Vio el destello de los celos en sus ojos
oscuros. Fue una sensación agradable que la recorrió y le dejó un sabor dulce
en la boca. Por un momento casi olvidó lo que había ido a hacer... Volteó hacia
la mujer de cabello rojizo, con atención; aún tenía sangre en el cuello, sangre
roja y brillante que seguía saliendo de la herida abierta horas antes. Hacía
juego con su cabello teñido, por eso no se tomó la molestia se limpiarla.
Después de todo, no era especial. Era sólo quien reemplazaba a su mutilada y
celosa novia.
Sonrió. La nueva víctima estaba en un banco de
madera, con la espalda apoyada en la pared, las manos y los pies atados, los
labios rotos entreabiertos mostrando dientes rotos también y la cabeza hacia
atrás, flácida, como si estuviese muerta. Pero respiraba. Era una respiración
pesada, de agotamiento, de dolor... Calculaba que moriría en uno o dos días, si
es que ese tajo en la garganta no había sido demasiado profundo. Hizo una seña
con la mano para indicar que ya no quería verla y su pequeña novia acudió al
llamado: colocó una sábana negra sobre el cuerpo.
“¿Por qué te dan celos?ˮ, quiso preguntarle.
Seguramente la respuesta sería satisfactoria. Sabía que se sentía reemplazada,
pero su asunto con las otras mujeres que llevaba era diferente, aunque fuese en
un solo aspecto primordial: las dejaba morir. A ella, a la que ya era su novia,
no, como atestiguaba el muñón. Además la había sacado del sótano, le había
proporcionado una habitación muy pequeña que se cerraba por fuera y de la que
sólo podía salir cuando a la carcelera se le antojara, y había aumentado la cantidad
de alimentos que recibía, incluso le daba carne una vez a la semana.
La mujer a la que había capturado varias
semanas atrás se veía feliz, lo más que podía estar alguien con unas cuantas heridas
causadas por la desobediencia.
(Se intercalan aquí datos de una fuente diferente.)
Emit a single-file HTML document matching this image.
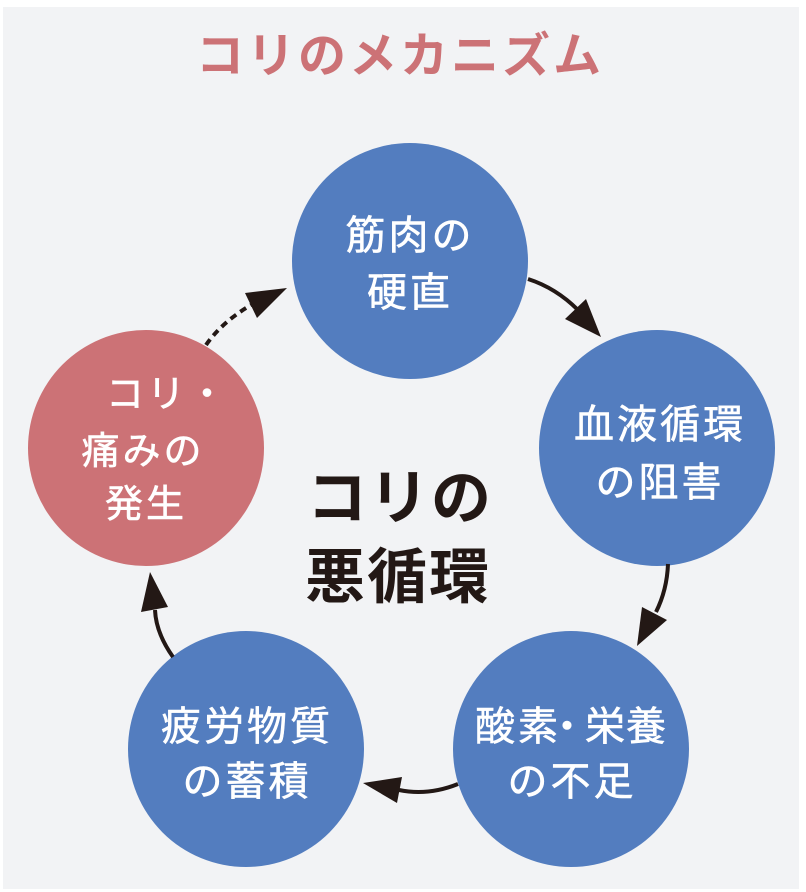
<!DOCTYPE html>
<html>
<head>
<meta charset="utf-8">
<style>
  html, body { margin: 0; padding: 0; background: #ffffff; }
  body { width: 806px; height: 892px; overflow: hidden; position: relative; }
  svg { position: absolute; left: 0; top: 0; }
  .jp { font-family: "Liberation Sans", "Noto Sans CJK JP", sans-serif; }
</style>
</head>
<body>
<svg width="806" height="892" viewBox="0 0 806 892" xmlns="http://www.w3.org/2000/svg">
  <!-- background panel -->
  <rect x="3" y="7" width="796" height="882" fill="#f2f3f5"/>

  <!-- title -->
  <text class="jp" x="400" y="72" text-anchor="middle" font-size="48" font-weight="700" letter-spacing="3" fill="#cc7276">コリのメカニズム</text>

  <!-- circles -->
  <circle cx="410" cy="261" r="118" fill="#537dbf"/>
  <circle cx="657" cy="448" r="118" fill="#537dbf"/>
  <circle cx="571" cy="749" r="118" fill="#537dbf"/>
  <circle cx="246" cy="749" r="118" fill="#537dbf"/>
  <circle cx="146" cy="448" r="118" fill="#cc7276"/>

  <!-- arrows -->
  <g stroke="#231815" stroke-width="4" fill="none" stroke-linecap="butt">
    <path d="M528,279 Q556,288 578,310"/>
    <path d="M668,564 Q667,590 656,612"/>
    <path d="M458,784 Q428,796 399,790"/>
    <path d="M173,657 Q156,633 155,610"/>
    <path d="M206,345 Q222,322 251,305" stroke-dasharray="7 5"/>
  </g>
  <g fill="#231815">
    <polygon points="565,319 586,299 601,337"/>
    <polygon points="642,607 667,620 637,646"/>
    <polygon points="402,777 397,803 363,783"/>
    <polygon points="141,612 168,607 150,572"/>
    <polygon points="245,293 257,318 287,288"/>
  </g>

  <!-- circle labels -->
  <g class="jp" fill="#ffffff" stroke="#ffffff" stroke-width="0.6" font-size="40" letter-spacing="3">
    <text x="410" y="249" text-anchor="middle">筋肉の</text>
    <text x="410" y="306" text-anchor="middle">硬直</text>

    <text x="660" y="438" text-anchor="middle">血液循環</text>
    <text x="660" y="496" text-anchor="middle">の阻害</text>

    <text x="247" y="740" text-anchor="middle">疲労物質</text>
    <text x="247" y="795" text-anchor="middle">の蓄積</text>

    <text x="475 518 547 585 626" y="740" letter-spacing="0">酸素・栄養</text>
    <text x="572" y="795" text-anchor="middle">の不足</text>
  </g>
  <g class="jp" fill="#ffffff" stroke="#ffffff" stroke-width="0.6" font-size="38" letter-spacing="3">
    <text x="106" y="407">コリ・</text>
    <text x="143" y="464" text-anchor="middle">痛みの</text>
    <text x="146" y="517" text-anchor="middle">発生</text>
  </g>

  <!-- center label -->
  <g class="jp" fill="#231815" font-size="60" font-weight="700" letter-spacing="2">
    <text x="400" y="519" text-anchor="middle">コリの</text>
    <text x="398" y="598" text-anchor="middle">悪循環</text>
  </g>
</svg>
</body>
</html>
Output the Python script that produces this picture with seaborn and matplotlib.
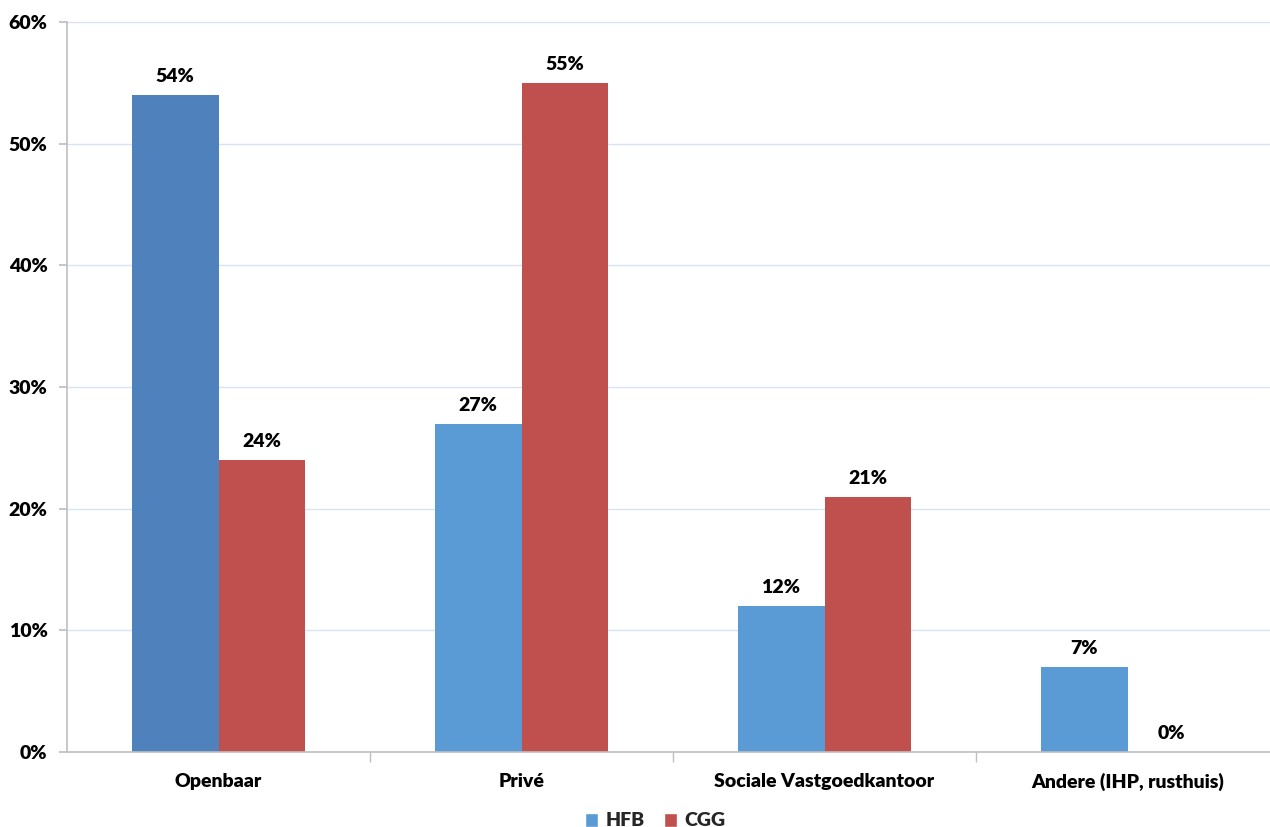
import matplotlib
matplotlib.use("Agg")
import matplotlib.pyplot as plt
import seaborn as sns
import pandas as pd
from matplotlib.patches import Patch
from matplotlib.ticker import PercentFormatter, MultipleLocator

categories = ["Openbaar", "Privé", "Sociale Vastgoedkantoor", "Andere (IHP, rusthuis)"]
series = ["HFB", "CGG"]
hfb = [54, 27, 12, 7]
cgg = [24, 55, 21, 0]

df = pd.DataFrame({
    "categorie": categories * 2,
    "reeks": [series[0]] * len(categories) + [series[1]] * len(categories),
    "waarde": hfb + cgg,
})

sns.set_theme(style="white")
plt.rcParams["font.family"] = ["Lato", "DejaVu Sans"]
plt.rcParams["font.weight"] = "heavy"
W = "heavy"
FS = 14

colors = {"HFB": "#5B9BD5", "CGG": "#C0504D"}

fig = plt.figure(figsize=(12.70, 8.27), dpi=100)
ax = fig.add_axes([67 / 1270, 75 / 827, 1212 / 1270, 730 / 827])

sns.barplot(data=df, x="categorie", y="waarde", hue="reeks", order=categories,
            hue_order=series, palette=colors, width=0.574, saturation=1,
            ax=ax, legend=False, linewidth=0)

# first HFB bar in the darker blue
ax.patches[0].set_facecolor("#4F81BD")

for container in ax.containers:
    ax.bar_label(container, labels=[f"{v:.0f}%" for v in container.datavalues],
                 padding=7, fontsize=FS, fontweight=W, color="#000000")

ax.set_ylim(0, 60)
ax.set_xlim(-0.5, len(categories) - 0.5)
ax.yaxis.set_major_locator(MultipleLocator(10))
ax.yaxis.set_major_formatter(PercentFormatter(decimals=0))
ax.set_xlabel("")
ax.set_ylabel("")

ax.grid(axis="y", color="#D6E4F5", linewidth=1)
ax.set_axisbelow(True)

for side in ["top", "right"]:
    ax.spines[side].set_visible(False)
for side in ["left", "bottom"]:
    ax.spines[side].set_color("#BFBFBF")
    ax.spines[side].set_linewidth(1.2)

ax.tick_params(axis="y", left=True, length=6, color="#BFBFBF", labelsize=FS,
               pad=8, labelcolor="#000000")
ax.set_xticks([i + 0.5 for i in range(len(categories) - 1)], minor=True)
ax.tick_params(axis="x", which="major", bottom=False, labelsize=FS, pad=9,
               labelcolor="#000000")
ax.tick_params(axis="x", which="minor", bottom=True, length=7, color="#BFBFBF")
for lbl in ax.get_xticklabels() + ax.get_yticklabels():
    lbl.set_fontweight(W)

handles = [Patch(facecolor=colors[s], label=s) for s in series]
fig.legend(handles=handles, loc="center", bbox_to_anchor=(655 / 1270, 1 - 821 / 827),
           ncol=2, frameon=False, handlelength=0.7, handleheight=0.7,
           handletextpad=0.35, columnspacing=1.0, prop={"weight": W, "size": FS})

fig.savefig("out.png", dpi=100)
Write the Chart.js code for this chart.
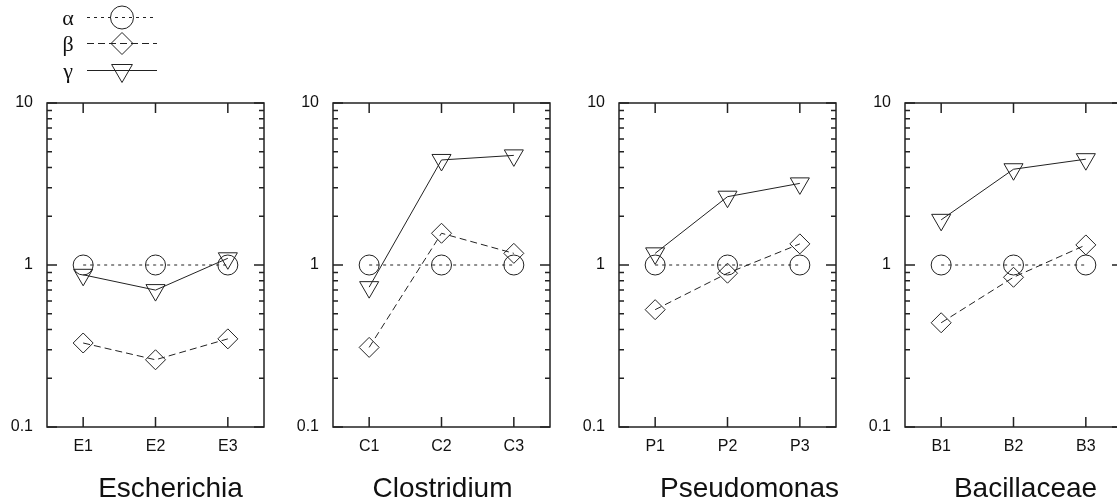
<!DOCTYPE html>
<html>
<head>
<meta charset="utf-8">
<script src="https://cdn.jsdelivr.net/npm/chart.js@4.4.1/dist/chart.umd.min.js"></script>
<style>
  html, body { margin: 0; padding: 0; background: #fff; overflow: hidden; }
  body { width: 1117px; height: 504px; position: relative; }
  canvas { position: absolute; top: 0; }
</style>
</head>
<body>
<canvas id="c0" width="286" height="504" style="left:0px"></canvas>
<canvas id="c1" width="286" height="504" style="left:286px"></canvas>
<canvas id="c2" width="286" height="504" style="left:572px"></canvas>
<canvas id="c3" width="286" height="504" style="left:858px"></canvas>
<script>
// données
const groups = ['Escherichia', 'Clostridium', 'Pseudomonas', 'Bacillaceae'];
const categories = [
    ['E1', 'E2', 'E3'],
    ['C1', 'C2', 'C3'],
    ['P1', 'P2', 'P3'],
    ['B1', 'B2', 'B3']
];
const seriesNames = ['α', 'β', 'γ'];
const alphaValues = [[1, 1, 1], [1, 1, 1], [1, 1, 1], [1, 1, 1]];
const betaValues = [[0.33, 0.26, 0.35], [0.31, 1.57, 1.18], [0.53, 0.89, 1.35], [0.44, 0.84, 1.33]];
const gammaValues = [[0.87, 0.70, 1.10], [0.73, 4.45, 4.75], [1.18, 2.64, 3.19], [1.90, 3.90, 4.50]];
const yTicks = [0.1, 1, 10];
const yMinorTicks = [0.2, 0.3, 0.4, 0.5, 0.6, 0.7, 0.8, 0.9, 2, 3, 4, 5, 6, 7, 8, 9];

const INK = '#222';
const SANS = '"Liberation Sans", Arial, Helvetica, sans-serif';
const titleShift = [15, 1, 22, 12];

// styles des séries
const seriesStyle = [
    { dash: [3, 4], pointStyle: 'circle', radius: 10, rotation: 0 },
    { dash: [7, 4], pointStyle: 'rectRot', radius: 10, rotation: 0 },
    { dash: [], pointStyle: 'triangle', radius: 11, rotation: 180 }
];

// cadre, graduations intérieures et titre du panneau
const framePlugin = {
    id: 'frame',
    afterDraw(chart, args, opts) {
        const { ctx, chartArea: a } = chart;
        const x = chart.scales.x, y = chart.scales.y;
        ctx.save();
        ctx.strokeStyle = INK;
        ctx.lineWidth = 1.5;
        ctx.setLineDash([]);
        ctx.strokeRect(a.left, a.top, a.right - a.left, a.bottom - a.top);
        ctx.beginPath();
        yTicks.forEach(v => {
            const py = y.getPixelForValue(v);
            ctx.moveTo(a.left, py); ctx.lineTo(a.left + 10, py);
            ctx.moveTo(a.right, py); ctx.lineTo(a.right - 10, py);
        });
        yMinorTicks.forEach(v => {
            const py = y.getPixelForValue(v);
            ctx.moveTo(a.left, py); ctx.lineTo(a.left + 5, py);
            ctx.moveTo(a.right, py); ctx.lineTo(a.right - 5, py);
        });
        x.ticks.forEach((t, i) => {
            const px = x.getPixelForTick(i);
            ctx.moveTo(px, a.bottom); ctx.lineTo(px, a.bottom - 10);
            ctx.moveTo(px, a.top); ctx.lineTo(px, a.top + 10);
        });
        ctx.stroke();
        ctx.fillStyle = '#111';
        ctx.font = '28px ' + SANS;
        ctx.textAlign = 'center';
        ctx.textBaseline = 'alphabetic';
        ctx.fillText(opts.title, (a.left + a.right) / 2 + opts.shift, 497);
        ctx.restore();
    }
};

// légende (ligne + symbole) en haut à gauche
const legendPlugin = {
    id: 'lineLegend',
    afterDraw(chart, args, opts) {
        if (!opts.show) return;
        const ctx = chart.ctx;
        const rows = [17.5, 43.5, 70.5];
        const legendRadius = [11.5, 11, 12];
        ctx.save();
        seriesNames.forEach((name, i) => {
            const yy = rows[i];
            const st = seriesStyle[i];
            ctx.fillStyle = '#111';
            ctx.font = '22px "Liberation Serif", "DejaVu Serif", serif';
            ctx.textAlign = 'center';
            ctx.textBaseline = 'alphabetic';
            ctx.fillText(name, 68, yy + 7.5);
            ctx.strokeStyle = INK;
            ctx.lineWidth = 1;
            ctx.setLineDash(st.dash);
            ctx.beginPath();
            ctx.moveTo(87, yy);
            ctx.lineTo(157, yy);
            ctx.stroke();
            ctx.setLineDash([]);
            ctx.fillStyle = 'rgba(0,0,0,0)';
            Chart.helpers.drawPoint(ctx, {
                pointStyle: st.pointStyle,
                radius: legendRadius[i],
                rotation: st.rotation,
                borderWidth: 1
            }, 122, yy);
        });
        ctx.restore();
    }
};

function makeDataset(i, values) {
    const st = seriesStyle[i];
    return {
        label: seriesNames[i],
        data: values,
        borderColor: INK,
        borderWidth: 1,
        borderDash: st.dash,
        tension: 0,
        pointStyle: st.pointStyle,
        pointRadius: st.radius,
        pointRotation: st.rotation,
        pointBorderWidth: 1,
        pointBorderColor: INK,
        pointBackgroundColor: 'rgba(0,0,0,0)'
    };
}

groups.forEach((group, g) => {
    new Chart(document.getElementById('c' + g).getContext('2d'), {
        type: 'line',
        data: {
            labels: categories[g],
            datasets: [
                makeDataset(0, alphaValues[g]),
                makeDataset(1, betaValues[g]),
                makeDataset(2, gammaValues[g])
            ]
        },
        options: {
            responsive: false,
            animation: false,
            devicePixelRatio: 1,
            layout: { padding: { top: 103, right: 22, left: 0, bottom: 0 } },
            plugins: {
                legend: { display: false },
                tooltip: { enabled: false },
                frame: { title: group, shift: titleShift[g] },
                lineLegend: { show: g === 0 }
            },
            scales: {
                x: {
                    type: 'category',
                    offset: true,
                    grid: { display: false, drawTicks: false },
                    border: { display: false },
                    ticks: { color: '#111', font: { size: 16, family: SANS }, padding: 10, maxRotation: 0 },
                    afterFit(s) { s.height = 77; }
                },
                y: {
                    type: 'logarithmic',
                    min: 0.1,
                    max: 10,
                    grid: { display: false, drawTicks: false },
                    border: { display: false },
                    ticks: { color: '#111', font: { size: 16, family: SANS }, padding: 14, callback: v => String(v) },
                    afterBuildTicks(s) { s.ticks = yTicks.map(v => ({ value: v })); },
                    afterFit(s) { s.width = 47; }
                }
            }
        },
        plugins: [framePlugin, legendPlugin]
    });
});
</script>
</body>
</html>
Desde que el médico que consiguió le había
amputado la mano y una parte del antebrazo, era mucho más dócil, sincera al
complacer. Sólo se había visto en la obligación de quitarle una uña del pie,
pero no porque se hubiese portado mal, simplemente era una cuestión para
reafirmar la situación, por no decir que ese día estaba de mal humor y
necesitaba un poco de sangre.
Salieron del sótano a paso lento, con cuidado
de no tropezar en la oscuridad. Conforme subían los escalones se iluminaban y
la luz le obligaba a cerrar los ojos. Su novia, que iba detrás, le colocó la
mano en cintura. El contacto la hizo reír, un ruido corto y casi gutural. Se
sintió complacida. En ese preciso momento su vida era perfecta y lo sería aún más
cuando la falsa pelirroja del sótano muriera.